Marine Biotechnology: Key competences, research areas and products 

  • Brown algae are an important national resource harvested along the Norwegian coast. Brown algae contain components such as proteins and the polysaccharides alginate, fucoidan and laminaran. Currently, alginate is the only commercial product obtained from brown algae. Alginate has a range of applications in industry, pharmacy and medicine. We are working together with important actors in the alginate market to improve the industrial processes for isolation and fractionation of brown algae to increase the yield and quality of alginate (Mar3Bio, MarPol). Additionally, it is important to develop processes that enable utilization of other valuable components like proteins (Promac).
  • Chitosan a polysaccharide obtained among others from shrimp waste, also has many potential high-cost applications. We are working on improving the methods for biomass processing by combining chemical end enzymatic methods.
  • Development of new biomaterials and products based on chitosan and alginate (Mar3Bio, MarPol).

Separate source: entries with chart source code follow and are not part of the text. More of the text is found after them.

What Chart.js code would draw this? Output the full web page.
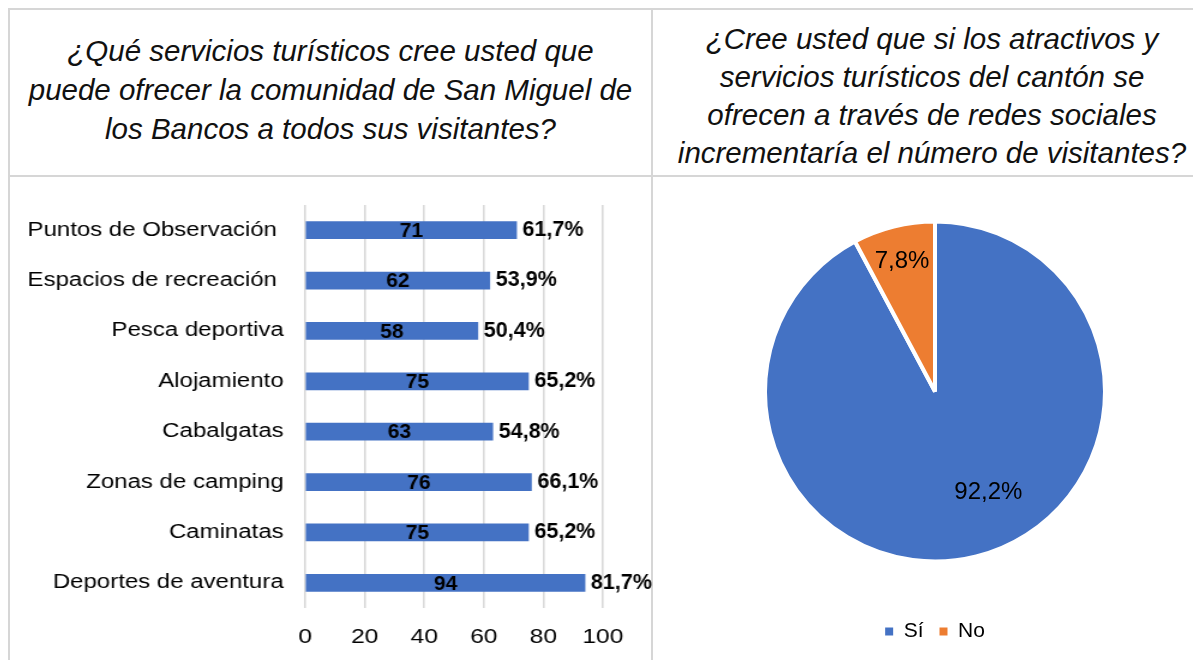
<!DOCTYPE html>
<html>
<head>
<meta charset="utf-8">
<script src="https://cdn.jsdelivr.net/npm/chart.js@4"></script>
<style>
  body { margin: 0; background: #fff; width: 1193px; height: 660px; overflow: hidden; position: relative;
         font-family: "Liberation Sans", Arial, sans-serif; }
  .line { position: absolute; background: #d6d6d6; }
  .title { position: absolute; text-align: center; font-style: italic; color: #111; white-space: nowrap; }
</style>
</head>
<body>
<div class="line" style="left:8px;top:8px;width:1185px;height:2px"></div>
<div class="line" style="left:8px;top:175px;width:1185px;height:2px"></div>
<div class="line" style="left:8px;top:8px;width:2px;height:652px"></div>
<div class="line" style="left:651px;top:8px;width:2px;height:652px"></div>

<div class="title" id="leftTitle" style="left:10px;width:641px;top:31px;font-size:29.5px;line-height:39px"></div>
<div class="title" id="rightTitle" style="left:653px;width:558px;top:20px;font-size:29.5px;line-height:38px"></div>

<div style="position:absolute;left:10px;top:180px;width:536px;height:480px;transform:scaleX(1.2);transform-origin:0 0">
  <canvas id="barChart"></canvas>
</div>
<div style="position:absolute;left:654px;top:160px;width:539px;height:500px">
  <canvas id="pieChart"></canvas>
</div>

<script>
// ---------- Data ----------
const leftTitleLines = [
  '¿Qué servicios turísticos cree usted que',
  'puede ofrecer la comunidad de San Miguel de',
  'los Bancos a todos sus visitantes?'
];
const rightTitleLines = [
  '¿Cree usted que si los atractivos y',
  'servicios turísticos del cantón se',
  'ofrecen a través de redes sociales',
  'incrementaría el número de visitantes?'
];

const services = [
  'Puntos de Observación ',
  'Espacios de recreación ',
  'Pesca deportiva',
  'Alojamiento',
  'Cabalgatas',
  'Zonas de camping',
  'Caminatas',
  'Deportes de aventura'
];
const counts = [71, 62, 58, 75, 63, 76, 75, 94];
const percents = [61.7, 53.9, 50.4, 65.2, 54.8, 66.1, 65.2, 81.7];
const xTicks = [0, 20, 40, 60, 80, 100];

const pieLabels = ['Sí', 'No'];
const pieValues = [92.2, 7.8];

// ---------- Helpers ----------
const STRETCH = 1.2; // bar chart box is stretched horizontally in the original
const FONT = '"Liberation Sans", Arial, sans-serif';

function fmtPct(v) {
  return v.toFixed(1).replace('.', ',') + '%';
}

function drawUnstretched(ctx, txt, x, y, align) {
  ctx.save();
  ctx.translate(x, y);
  ctx.scale(1 / STRETCH, 1);
  ctx.textAlign = align;
  ctx.fillText(txt, 0, 0);
  ctx.restore();
}

document.getElementById('leftTitle').innerHTML = leftTitleLines.join('<br>');
document.getElementById('rightTitle').innerHTML = rightTitleLines.join('<br>');

Chart.defaults.font.family = FONT;
Chart.defaults.color = '#000';

// ---------- Bar chart ----------
const barLabelsPlugin = {
  id: 'barLabels',
  afterDatasetsDraw(chart) {
    const ctx = chart.ctx;
    const meta = chart.getDatasetMeta(0);
    ctx.save();
    ctx.fillStyle = '#000';
    ctx.textBaseline = 'middle';
    meta.data.forEach((bar, i) => {
      ctx.font = 'bold 21px ' + FONT;
      drawUnstretched(ctx, String(counts[i]), (bar.x + bar.base) / 2, bar.y + 1, 'center');
      ctx.font = 'bold 21.5px ' + FONT;
      drawUnstretched(ctx, fmtPct(percents[i]), bar.x + 6 / STRETCH, bar.y, 'left');
    });
    ctx.restore();
  }
};

new Chart(document.getElementById('barChart').getContext('2d'), {
  type: 'bar',
  data: {
    labels: services,
    datasets: [{
      data: counts,
      backgroundColor: '#4472C4',
      barThickness: 17
    }]
  },
  options: {
    indexAxis: 'y',
    responsive: true,
    maintainAspectRatio: false,
    animation: false,
    events: [],
    layout: { padding: { top: 25, right: 42, left: 0, bottom: 0 } },
    plugins: { legend: { display: false }, tooltip: { enabled: false } },
    scales: {
      x: {
        min: xTicks[0],
        max: xTicks[xTicks.length - 1],
        afterBuildTicks(scale) { scale.ticks = xTicks.map(v => ({ value: v })); },
        ticks: { padding: 17, font: { size: 20.5 } },
        grid: { color: '#d9d9d9', lineWidth: 1.6, drawTicks: false },
        border: { display: false },
        afterFit(scale) { scale.height = 52; }
      },
      y: {
        ticks: { padding: 18, font: { size: 20 } },
        grid: { display: false, drawTicks: false },
        border: { display: false },
        afterFit(scale) {
          scale.width = 246;
          // the label gap should not push the plot area down
          scale.paddingTop = 0;
          scale.paddingBottom = 0;
        }
      }
    }
  },
  plugins: [barLabelsPlugin]
});

// ---------- Pie chart ----------
// where Excel put the two slice labels: fraction of radius, and turn from mid-angle (rad)
const pieLabelPos = [{ frac: 0.66, turn: -0.25 }, { frac: 0.8, turn: 0 }];

const pieLabelsPlugin = {
  id: 'pieLabels',
  afterDatasetsDraw(chart) {
    const ctx = chart.ctx;
    const meta = chart.getDatasetMeta(0);
    ctx.save();
    ctx.fillStyle = '#000';
    ctx.font = '24px ' + FONT;
    ctx.textAlign = 'center';
    ctx.textBaseline = 'middle';
    meta.data.forEach((arc, i) => {
      const p = arc.getProps(['x', 'y', 'startAngle', 'endAngle', 'outerRadius']);
      const a = (p.startAngle + p.endAngle) / 2 + pieLabelPos[i].turn;
      const r = p.outerRadius * pieLabelPos[i].frac;
      ctx.fillText(fmtPct(pieValues[i]), p.x + Math.cos(a) * r, p.y + Math.sin(a) * r + 2);
    });
    ctx.restore();
  }
};

new Chart(document.getElementById('pieChart').getContext('2d'), {
  type: 'pie',
  data: {
    labels: pieLabels,
    datasets: [{
      data: pieValues,
      backgroundColor: ['#4472C4', '#ED7D31'],
      borderColor: '#fff',
      borderWidth: 4,
      radius: 170
    }]
  },
  options: {
    responsive: true,
    maintainAspectRatio: false,
    animation: false,
    events: [],
    layout: { padding: { top: 18, bottom: 8, left: 23, right: 0 } },
    plugins: {
      tooltip: { enabled: false },
      legend: {
        position: 'bottom',
        labels: {
          boxWidth: 8,
          boxHeight: 8,
          padding: 16,
          font: { size: 21 },
          color: '#000',
          generateLabels(chart) {
            return Chart.overrides.doughnut.plugins.legend.labels.generateLabels(chart)
              .map(l => Object.assign(l, { lineWidth: 0, strokeStyle: 'rgba(0,0,0,0)' }));
          }
        }
      }
    }
  },
  plugins: [pieLabelsPlugin]
});
</script>
</body>
</html>
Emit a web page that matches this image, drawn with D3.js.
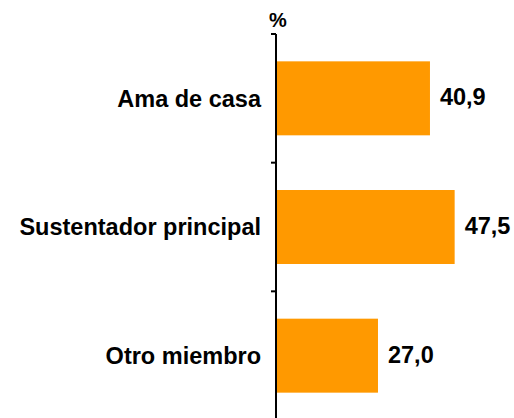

Contact persons: Håvard SlettaAnne Tøndervik

Marine Bioprospecting: Key competences, research areas and products 

  • Marine Actionomycetes as a source for new antibiotics, anticancer compounds and other bioactives. We have collection of approx. 8500 actinomycetes collected in the Trondheim fjord. This collection has been screened for components displaying antibacterial, antifungal and anticancer activity, and novel active molecules have been identified. Based on these findings, new project have been funded were the goal is to commercialize novel compounds with antimicrobial and anticancer properties.
  • Marine organisms producing unsaturated fatty acids is another research are at SINTEF. Through bioprospecting along the coast we have identified species of Thraustochytrids, a group of single-celled eukaryotic organisms, able to produce large amounts of omega-3 fatty acids. These organisms are now being further developed with the aim of commercial production of fatty acids for animal and fish feed (Thraustoeng).
  • Another approach focused at SINTEF is the development of different pipelines for utilisation of genom/gene-sequence information obtained from environmental samples to discover and produce novel products. This activity includes both technology for isolation, sequencing and annotation, and for cloning and heterologous expression of genes and biosynthetic pathways in optimized super-hosts(functional metagenomics, systems and synthetic biology). This research is expected to have a large potential and future perspective as a source of new enzymes and novel bioactive small molecules.